Scaling to Clinical Annotation: Demonstrated >85% reduction in annotation time across multiple modalities and use cases, with several hundred thousand frames labeled in iterative human-in-the-loop refinement cycles (Ma et al., 4 Apr 2025).

7. Limitations and Future Directions

Despite strong performance, MedSAM-2 presents practical and open research challenges:

Prompt Type Limitations: The current pipeline relies primarily on bounding boxes; further extension to support fine-scale prompts such as negative points, scribbles, or multi-instance selection could enhance performance on complex, branching, or elongated structures (Ma et al., 4 Apr 2025).
Fixed Memory Size: The default fixed eight-frame/slice memory bank may struggle in highly non-linear motion (e.g., certain videos, highly variable anatomy), motivating research into adaptive or longer memory strategies (Ma et al., 4 Apr 2025).
Boundary and Label Uncertainty: No explicit uncertainty quantification is provided in the output, and boundary delineation in highly variable regions is not always robust without further interactive correction (Ma et al., 4 Apr 2025).
Real-time CPU Deployment: While GPU efficiency is high, extension to real-time CPU-based workflows will require further model compression, quantization, or distillation (Ma et al., 4 Apr 2025).

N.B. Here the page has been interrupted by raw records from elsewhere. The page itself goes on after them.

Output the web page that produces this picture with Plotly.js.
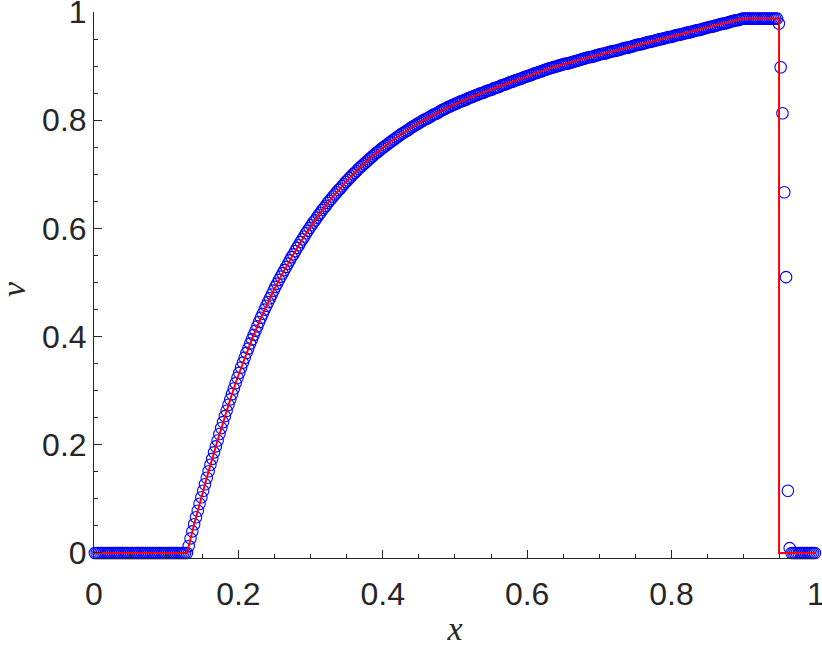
<!DOCTYPE html>
<html><head><meta charset="utf-8">
<script src="https://cdn.plot.ly/plotly-3.0.1.min.js"></script>
<style>html,body{margin:0;padding:0;background:#fff}</style>
</head><body>
<div id="chart" style="width:822px;height:647px"></div>
<script>
// exact solution (red line)
const exactX = [0, 0.12875, 0.13875, 0.14875, 0.15875, 0.16875, 0.17875, 0.18875, 0.19875, 0.20875, 0.21875,
  0.22875, 0.23875, 0.24875, 0.25875, 0.26875, 0.27875, 0.28875, 0.29875, 0.30875, 0.31875, 0.32875,
  0.34875, 0.36875, 0.38875, 0.40875, 0.42875, 0.44875, 0.46875, 0.48875, 0.50875, 0.52875,
  0.55875, 0.58875, 0.62875, 0.636, 0.67875, 0.72875, 0.77875, 0.82875, 0.89875, 0.949, 0.949, 1];
const exactV = [0, 0, 0.053, 0.103, 0.151, 0.197, 0.242, 0.284, 0.324, 0.361, 0.395,
  0.427, 0.457, 0.485, 0.511, 0.535, 0.558, 0.580, 0.601, 0.620, 0.638, 0.655,
  0.686, 0.713, 0.737, 0.758, 0.777, 0.794, 0.809, 0.823, 0.835, 0.846,
  0.861, 0.876, 0.895, 0.898, 0.914, 0.931, 0.948, 0.964, 0.988, 0.988, 0, 0];

// numerical solution (blue circles), 400 cells, first centre 0.00125, spacing 0.0025
const numX0 = 0.00125;
const numDx = 0.0025;
const numV = [
  0,0,0,0,0,0,0,0,0,0, 0,0,0,0,0,0,0,0,0,0, 0,0,0,0,0,0,0,0,0,0, 0,0,0,0,0,0,0,0,0,0, 0,0,0,0,0,0,0,0,0,0, 0,
  0, 0.013, 0.027, 0.040, 0.053,
  0.066, 0.078, 0.091, 0.103,
  0.115, 0.127, 0.139, 0.151,
  0.163, 0.174, 0.186, 0.197,
  0.208, 0.220, 0.231, 0.242,
  0.253, 0.263, 0.274, 0.284,
  0.294, 0.304, 0.314, 0.324,
  0.333, 0.343, 0.352, 0.361,
  0.370, 0.378, 0.387, 0.395,
  0.403, 0.411, 0.419, 0.427,
  0.435, 0.442, 0.450, 0.457,
  0.464, 0.471, 0.478, 0.485,
  0.492, 0.498, 0.505, 0.511,
  0.517, 0.523, 0.529, 0.535,
  0.541, 0.547, 0.552, 0.558,
  0.564, 0.569, 0.575, 0.580,
  0.585, 0.591, 0.596, 0.601,
  0.606, 0.611, 0.615, 0.620,
  0.625, 0.629, 0.634, 0.638,
  0.642, 0.647, 0.651, 0.655,
  0.659, 0.663, 0.667, 0.671, 0.674, 0.678, 0.682, 0.686,
  0.689, 0.693, 0.696, 0.700, 0.703, 0.706, 0.710, 0.713,
  0.716, 0.719, 0.722, 0.725, 0.728, 0.731, 0.734, 0.737,
  0.740, 0.742, 0.745, 0.748, 0.750, 0.753, 0.755, 0.758,
  0.760, 0.763, 0.765, 0.768, 0.770, 0.772, 0.775, 0.777,
  0.779, 0.781, 0.783, 0.786, 0.788, 0.790, 0.792, 0.794,
  0.796, 0.798, 0.800, 0.802, 0.803, 0.805, 0.807, 0.809,
  0.811, 0.812, 0.814, 0.816, 0.818, 0.820, 0.821, 0.823,
  0.825, 0.826, 0.828, 0.829, 0.831, 0.832, 0.834, 0.835,
  0.836, 0.838, 0.839, 0.841, 0.842, 0.843, 0.845, 0.846,
  0.847, 0.849, 0.850, 0.851, 0.852, 0.854, 0.855, 0.856, 0.857, 0.859, 0.860, 0.861,
  0.862, 0.864, 0.865, 0.866, 0.867, 0.869, 0.870, 0.871, 0.872, 0.874, 0.875, 0.876,
  0.877, 0.878, 0.880, 0.881, 0.882, 0.883, 0.884, 0.886, 0.887, 0.888, 0.889, 0.890, 0.891, 0.893, 0.894, 0.895,
  0.896, 0.897, 0.898, 0.899, 0.900, 0.901, 0.902, 0.903, 0.904, 0.905, 0.905, 0.906, 0.907, 0.908, 0.909, 0.910, 0.911, 0.912, 0.913, 0.914,
  0.915, 0.916, 0.917, 0.917, 0.918, 0.919, 0.920, 0.921, 0.922, 0.923, 0.923, 0.924, 0.925, 0.926, 0.927, 0.928, 0.928, 0.929, 0.930, 0.931,
  0.932, 0.933, 0.934, 0.934, 0.935, 0.936, 0.937, 0.938, 0.939, 0.940, 0.940, 0.941, 0.942, 0.943, 0.944, 0.945, 0.945, 0.946, 0.947, 0.948,
  0.949, 0.950, 0.950, 0.951, 0.952, 0.953, 0.954, 0.954, 0.955, 0.956, 0.957, 0.958, 0.958, 0.959, 0.960, 0.961, 0.962, 0.962, 0.963, 0.964,
  0.965, 0.966, 0.967, 0.967, 0.968, 0.969, 0.970, 0.971, 0.972, 0.973, 0.973, 0.974, 0.975, 0.976, 0.977, 0.978, 0.979, 0.979, 0.980, 0.981,
  0.982, 0.983, 0.984, 0.985, 0.985, 0.986, 0.987, 0.988,
  0.988, 0.988, 0.988, 0.988, 0.988, 0.988, 0.988, 0.988, 0.988, 0.988, 0.988, 0.988, 0.988, 0.988, 0.988, 0.988, 0.988, 0.988, 0.988,
  0.979, 0.898, 0.813, 0.667, 0.510, 0.115, 0.009,
  0,0,0,0,0,0,0,0,0,0,0,0,0,0
];

const xTicks = [0, 0.2, 0.4, 0.6, 0.8, 1];
const xTickLabels = ["0", "0.2", "0.4", "0.6", "0.8", "1"];
const yTicks = [0, 0.2, 0.4, 0.6, 0.8, 1];
const yTickLabels = ["0", "0.2", "0.4", "0.6", "0.8", "1"];
const xTitle = 'x';
const yTitle = 'v';

const axisCol = '#262626';
const tickFont = {family: 'Liberation Sans, Arial, sans-serif', size: 32, color: axisCol};
const titleFont = {family: 'Liberation Serif, serif', size: 34, color: axisCol};
const traces = [
  {
    y: numV, x0: numX0, dx: numDx, mode: 'markers', type: 'scatter',
    marker: {symbol: 'circle-open', size: 11.5, color: '#0000ff', line: {width: 1.1, color: '#0000ff'}},
    hoverinfo: 'skip', cliponaxis: false
  },
  {
    x: exactX, y: exactV, mode: 'lines', type: 'scatter',
    line: {color: '#ff0000', width: 2}, hoverinfo: 'skip', cliponaxis: false
  }
];
const layout = {
  width: 822, height: 647,
  margin: {l: 94, r: 6, t: 12, b: 89, pad: 0},
  paper_bgcolor: '#fff', plot_bgcolor: '#fff',
  showlegend: false,
  xaxis: {
    range: [0, 1.0002], tickvals: xTicks, ticktext: xTickLabels, ticklabeloverflow: 'allow',
    showline: true, linecolor: axisCol, linewidth: 1, showgrid: false, zeroline: false,
    ticks: 'inside', ticklen: 8, tickwidth: 1, tickcolor: axisCol, tickfont: tickFont,
    ticklabelstandoff: 8,
    minor: {dtick: 0.05, ticks: 'inside', ticklen: 4, tickwidth: 1, tickcolor: axisCol, showgrid: false},
    title: {text: '<i>' + xTitle + '</i>', font: titleFont, standoff: 10}
  },
  yaxis: {
    range: [-0.0093, 1.0002], tickvals: yTicks, ticktext: yTickLabels, ticklabeloverflow: 'allow',
    showline: true, linecolor: axisCol, linewidth: 1, showgrid: false, zeroline: false,
    ticks: 'inside', ticklen: 8, tickwidth: 1, tickcolor: axisCol, tickfont: tickFont,
    minor: {dtick: 0.05, ticks: 'inside', ticklen: 4, tickwidth: 1, tickcolor: axisCol, showgrid: false},
    title: {text: ''}
  },
  annotations: [{
    text: '<i>' + yTitle + '</i>', xref: 'paper', yref: 'paper', x: 0, y: 0.5,
    xanchor: 'center', yanchor: 'middle', xshift: -81, yshift: -4, textangle: -90,
    showarrow: false, font: titleFont
  }]
};
Plotly.newPlot('chart', traces, layout, {staticPlot: true, displayModeBar: false});
</script>
</body></html>
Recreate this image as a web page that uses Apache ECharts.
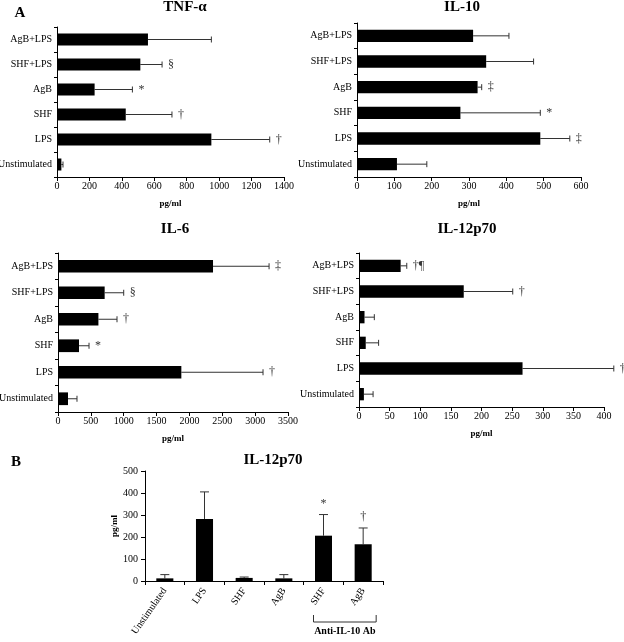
<!DOCTYPE html>
<html>
<head>
<meta charset="utf-8">
<script src="https://cdn.jsdelivr.net/npm/echarts@6/dist/echarts.min.js"></script>
<style>
html, body { margin: 0; padding: 0; background: #fff; }
#main { width: 624px; height: 642px; }
</style>
</head>
<body>
<div id="main"></div>
<script>
// categories (bottom -> top for the horizontal panels)
var cats = ['Unstimulated', 'LPS', 'SHF', 'AgB', 'SHF+LPS', 'AgB+LPS'];

// TNF-alpha
var tnfMean = [27, 952, 424, 232, 514, 561];
var tnfErr = [37, 1312, 709, 465, 648, 952];
var tnfMarks = ['', '\u2020', '\u2020', '*', '\u00a7', ''];

// IL-10
var il10Mean = [107, 491, 277, 323, 346, 311];
var il10Err = [187, 570, 491, 334, 473, 407];
var il10Marks = ['', '\u2021', '*', '\u2021', '', ''];

// IL-6
var il6Mean = [152, 1877, 320, 615, 710, 2359];
var il6Err = [289, 3120, 472, 898, 1000, 3212];
var il6Marks = ['', '\u2020', '*', '\u2020', '\u00a7', '\u2021'];

// IL-12p70
var il12Mean = [8, 267, 11, 9, 171, 68];
var il12Err = [23, 416, 32, 25, 251, 78];
var il12Marks = ['', '\u2020', '', '', '\u2020', '\u2020\u00b6'];

// panel B: IL-12p70 with anti-IL-10 antibody
var bCats = ['Unstimulated', 'LPS', 'SHF', 'AgB', 'SHF', 'AgB'];
var bMean = [12, 282, 14, 12, 206, 167];
var bErr = [29, 405, 18, 29, 302, 241];
var bMarks = ['', '', '', '', '*', '\u2020'];

var FONT = '"Liberation Serif","Times New Roman",serif';
var chart = echarts.init(document.getElementById('main'));

// one-sided error bar with cap, and the significance mark
function errBars(marks, horizontal) {
    return function (params, api) {
        var c = api.value(0), m = api.value(1), e = api.value(2);
        var mark = marks[params.dataIndex];
        var st = { stroke: '#333', lineWidth: 1 };
        var p0, p1, kids;
        if (horizontal) {
            p0 = api.coord([m, c]);
            p1 = api.coord([e, c]);
            kids = [
                { type: 'line', shape: { x1: p0[0], y1: p0[1], x2: p1[0], y2: p1[1] }, style: st },
                { type: 'line', shape: { x1: p1[0], y1: p1[1] - 3, x2: p1[0], y2: p1[1] + 3 }, style: st }
            ];
            if (mark) kids.push({ type: 'text', x: p1[0] + 6, y: p1[1],
                style: { text: mark, fill: '#333', font: '12px ' + FONT, align: 'left', verticalAlign: 'middle' } });
        } else {
            p0 = api.coord([c, m]);
            p1 = api.coord([c, e]);
            kids = [
                { type: 'line', shape: { x1: p0[0], y1: p0[1], x2: p1[0], y2: p1[1] }, style: st },
                { type: 'line', shape: { x1: p1[0] - 4.5, y1: p1[1], x2: p1[0] + 4.5, y2: p1[1] }, style: st }
            ];
            if (mark) kids.push({ type: 'text', x: p1[0], y: p1[1] - 5,
                style: { text: mark, fill: '#333', font: '12px ' + FONT, align: 'center', verticalAlign: 'bottom' } });
        }
        return { type: 'group', children: kids };
    };
}

var axisLine = { show: true, lineStyle: { color: '#000', width: 1 } };
var labelStyle = { color: '#000', fontFamily: FONT, fontSize: 10 };
var plain = function (v) { return String(v); };

var grids = [], xAxes = [], yAxes = [], series = [];

function hPanel(box, max, step, mean, err, marks) {
    var i = grids.length;
    grids.push(Object.assign({ outerBoundsMode: 'none', containLabel: false }, box));
    xAxes.push({
        type: 'value', gridIndex: i, min: 0, max: max, interval: step,
        axisLine: axisLine, splitLine: { show: false },
        axisTick: { show: true, length: 4, lineStyle: { color: '#000' } },
        axisLabel: Object.assign({ margin: 4, formatter: plain }, labelStyle),
        name: 'pg/ml', nameLocation: 'middle', nameGap: 22,
        nameTextStyle: { fontFamily: FONT, fontSize: 9, fontWeight: 'bold', color: '#000' }
    });
    yAxes.push({
        type: 'category', gridIndex: i, data: cats,
        axisLine: axisLine,
        axisTick: { show: true, length: 3, lineStyle: { color: '#000' } },
        axisLabel: Object.assign({ margin: 5 }, labelStyle)
    });
    series.push({
        type: 'bar', xAxisIndex: i, yAxisIndex: i, data: mean,
        barWidth: '48%', itemStyle: { color: '#000' }, silent: true
    });
    series.push({
        type: 'custom', xAxisIndex: i, yAxisIndex: i, clip: false,
        renderItem: errBars(marks, true),
        encode: { x: [1, 2], y: 0 },
        data: cats.map(function (c, k) { return [k, mean[k], err[k]]; })
    });
}

hPanel({ left: 57, top: 27, width: 227, height: 150 }, 1400, 200, tnfMean, tnfErr, tnfMarks);
hPanel({ left: 357, top: 23, width: 224, height: 154 }, 600, 100, il10Mean, il10Err, il10Marks);
hPanel({ left: 58, top: 253, width: 230, height: 159 }, 3500, 500, il6Mean, il6Err, il6Marks);
hPanel({ left: 359, top: 253, width: 245, height: 154 }, 400, 50, il12Mean, il12Err, il12Marks);

// panel B, vertical bars
grids.push({ left: 145, top: 471, width: 238, height: 110, outerBoundsMode: 'none', containLabel: false });
xAxes.push({
    type: 'category', gridIndex: 4, data: bCats,
    axisLine: axisLine,
    axisTick: { show: true, length: 4, lineStyle: { color: '#000' } },
    axisLabel: Object.assign({ margin: 8, rotate: 55, interval: 0 }, labelStyle)
});
yAxes.push({
    type: 'value', gridIndex: 4, min: 0, max: 500, interval: 100,
    axisLine: axisLine, splitLine: { show: false },
    axisTick: { show: true, length: 4, lineStyle: { color: '#000' } },
    axisLabel: Object.assign({ margin: 7, formatter: plain }, labelStyle),
    name: 'pg/ml', nameLocation: 'middle', nameGap: 26,
    nameTextStyle: { fontFamily: FONT, fontSize: 9, fontWeight: 'bold', color: '#000' }
});
series.push({
    type: 'bar', xAxisIndex: 4, yAxisIndex: 4, data: bMean,
    barWidth: '43%', itemStyle: { color: '#000' }, silent: true
});
series.push({
    type: 'custom', xAxisIndex: 4, yAxisIndex: 4, clip: false,
    renderItem: errBars(bMarks, false),
    encode: { x: 0, y: [1, 2] },
    data: bCats.map(function (c, k) { return [k, bMean[k], bErr[k]]; })
});

chart.setOption({
    animation: false,
    backgroundColor: '#fff',
    textStyle: { fontFamily: FONT },
    grid: grids,
    xAxis: xAxes,
    yAxis: yAxes,
    series: series
});

// titles, panel letters and the anti-IL-10 bracket
function txt(id, s, x, y, size, align) {
    return { type: 'text', id: id, x: x, y: y, silent: true,
        style: { text: s, fill: '#000', font: 'bold ' + size + 'px ' + FONT,
            align: align || 'center', verticalAlign: 'middle' } };
}
var a = chart.convertToPixel({ gridIndex: 4 }, [4, 0]);
var b = chart.convertToPixel({ gridIndex: 4 }, [5, 0]);
var bx1 = a[0] - 10, bx2 = b[0] + 13, by = a[1] + 41;
chart.setOption({
    graphic: [
        txt('A', 'A', 20, 13, 15),
        txt('t1', 'TNF-\u03b1', 185, 7, 15),
        txt('t2', 'IL-10', 462, 7, 15),
        txt('t3', 'IL-6', 175, 229, 15),
        txt('t4', 'IL-12p70', 467, 229, 15),
        txt('B', 'B', 16, 462, 15),
        txt('t5', 'IL-12p70', 273, 460, 15),
        { type: 'polyline', id: 'br', silent: true,
          shape: { points: [[bx1, by - 7], [bx1, by], [bx2, by], [bx2, by - 7]] },
          style: { stroke: '#333', lineWidth: 1, fill: null } },
        txt('br_t', 'Anti-IL-10 Ab', (bx1 + bx2) / 2, by + 9, 10)
    ]
});
</script>
</body>
</html>
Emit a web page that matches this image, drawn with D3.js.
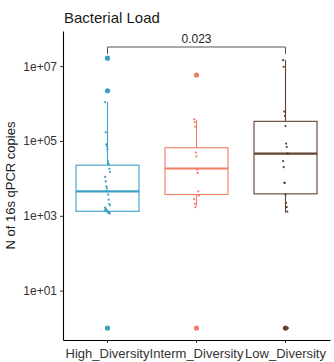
<!DOCTYPE html>
<html><head><meta charset="utf-8">
<script src="https://cdn.jsdelivr.net/npm/d3@7"></script>
<style>body{margin:0;background:#fff}svg{display:block;font-family:"Liberation Sans",Arial,sans-serif}</style>
</head><body><div id="c"></div>
<script>
const categories = ["High_Diversity","Interm_Diversity","Low_Diversity"];
const colors = ["#3b9fc6","#ef7d64","#5e4130"];
// box stats: [lowWhisker, q1, median, q3, highWhisker]
const boxStats = [
  [1.15e3, 1.32e3, 4.5e3, 2.26e4, 1.1e6],
  [1.8e3, 3.7e3, 1.84e4, 6.6e4, 3.7e5],
  [1.2e3, 3.86e3, 4.57e4, 3.35e5, 1.47e7]
];
const outliers = [
  [1.64e7, 2.2e6, 1],
  [5.8e6, 1],
  [1]
];
const highPoints = [1.1e6,1.7e5,8.1e4,7.2e4,6.0e4,2.8e4,2.4e4,1.8e4,1.5e4,1.1e4,8.3e3,6.1e3,5.4e3,4.5e3,3.7e3,2.7e3,2.1e3,1.9e3,1.66e3,1.56e3,1.47e3,1.38e3,1.3e3,1.3e3,1.22e3,1.22e3,1.15e3,1.38e3,1.47e3,1.64e7,2.2e6,1];
const intermPoints = [3.8e5,3.2e5,2.4e5,4.9e4,3.9e4,1.7e4,1.4e4,4.5e3,3.5e3,2.8e3,2.1e3,1.7e3,5.8e6,1];
const lowPoints = [1.45e7,9.6e6,6.1e5,4.7e5,2.5e5,8.5e4,6.9e4,4.6e4,4.6e4,2.9e4,2.0e4,7.6e3,7.6e3,3.7e3,2.2e3,1.7e3,1.3e3,1];
const points = [highPoints, intermPoints, lowPoints];
const yTicks = [1e1,1e3,1e5,1e7];
const tickLabels = ["1e+01","1e+03","1e+05","1e+07"];
const pValue = "0.023";

const W=334,H=362;
const m={l:63,r:4,t:31,b:22};
const svg=d3.select("#c").append("svg").attr("width",W).attr("height",H);
const x=d3.scaleBand().domain(categories).range([m.l,W-m.r]).paddingInner(0).paddingOuter(0.0);
const y=d3.scaleLog().domain([Math.pow(10,-0.32),Math.pow(10,7.94)]).range([H-m.b,m.t]);
const cx=c=>x(c)+x.bandwidth()/2;
const bw=63;

svg.append("text").attr("x",64).attr("y",23).attr("font-size",15).attr("fill","#1a1a1a").text("Bacterial Load");

// axes
const ya=svg.append("g").attr("transform",`translate(${m.l},0)`).call(d3.axisLeft(y).tickValues(yTicks).tickFormat((d,i)=>tickLabels[i]).tickSize(3).tickSizeOuter(0));
const xa=svg.append("g").attr("transform",`translate(0,${H-m.b})`).call(d3.axisBottom(x).tickSize(3).tickSizeOuter(0));
[ya,xa].forEach(g=>{g.select(".domain").attr("stroke","#000").attr("stroke-width",1.1);g.selectAll(".tick line").attr("stroke","#333");g.selectAll("text").attr("fill","#333").attr("font-family","Liberation Sans, Arial, sans-serif");});
ya.selectAll("text").attr("font-size",12);
xa.selectAll("text").attr("font-size",13).attr("dy","0.95em");

svg.append("text").attr("transform",`translate(15,${(m.t+H-m.b)/2}) rotate(-90)`).attr("text-anchor","middle").attr("font-size",13).attr("fill","#1a1a1a").text("N of 16s qPCR copies");

categories.forEach((c,i)=>{
  const g=svg.append("g");
  const s=boxStats[i], col=colors[i], X=cx(c);
  g.append("line").attr("x1",X).attr("x2",X).attr("y1",y(s[3])).attr("y2",y(s[4])).attr("stroke",col).attr("stroke-width",1.1);
  g.append("line").attr("x1",X).attr("x2",X).attr("y1",y(s[1])).attr("y2",y(s[0])).attr("stroke",col).attr("stroke-width",1.1);
  g.append("rect").attr("x",X-bw/2).attr("width",bw).attr("y",y(s[3])).attr("height",y(s[1])-y(s[3])).attr("fill","#fff").attr("stroke",col).attr("stroke-width",1.1);
  g.append("line").attr("x1",X-bw/2).attr("x2",X+bw/2).attr("y1",y(s[2])).attr("y2",y(s[2])).attr("stroke",col).attr("stroke-width",2.2);
  outliers[i].forEach(v=>g.append("circle").attr("cx",X).attr("cy",y(v)).attr("r",2.6).attr("fill",col));
  points[i].forEach((v,j)=>{
    const off=(((j*37)%9)-4)*0.6;
    g.append("circle").attr("cx",X+off).attr("cy",y(v)).attr("r",1.1).attr("fill",col);
  });
});

// significance bracket
const bx1=cx(categories[0]), bx2=cx(categories[2]), by=47;
svg.append("path").attr("d",`M${bx1},${by+7}V${by}H${bx2}V${by+7}`).attr("fill","none").attr("stroke","#555").attr("stroke-width",1);
svg.append("text").attr("x",(bx1+bx2)/2).attr("y",by-4).attr("text-anchor","middle").attr("font-size",12).attr("fill","#222").text(pValue);
</script></body></html>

MedSAM-2 exemplifies the integration of prompt-based, memory-augmented video transformer architectures into the domain of volumetric medical image segmentation. Extensive benchmarking establishes its superiority in segmentation accuracy and efficiency for lung tumor CT, organs across modalities, and clinical videos, providing a foundation for accelerated clinical annotation, improved longitudinal tracking, and scalable deployment in multi-institutional workflows (Ayllón et al., 2 May 2025, Ma et al., 4 Apr 2025, Zhu et al., 2024).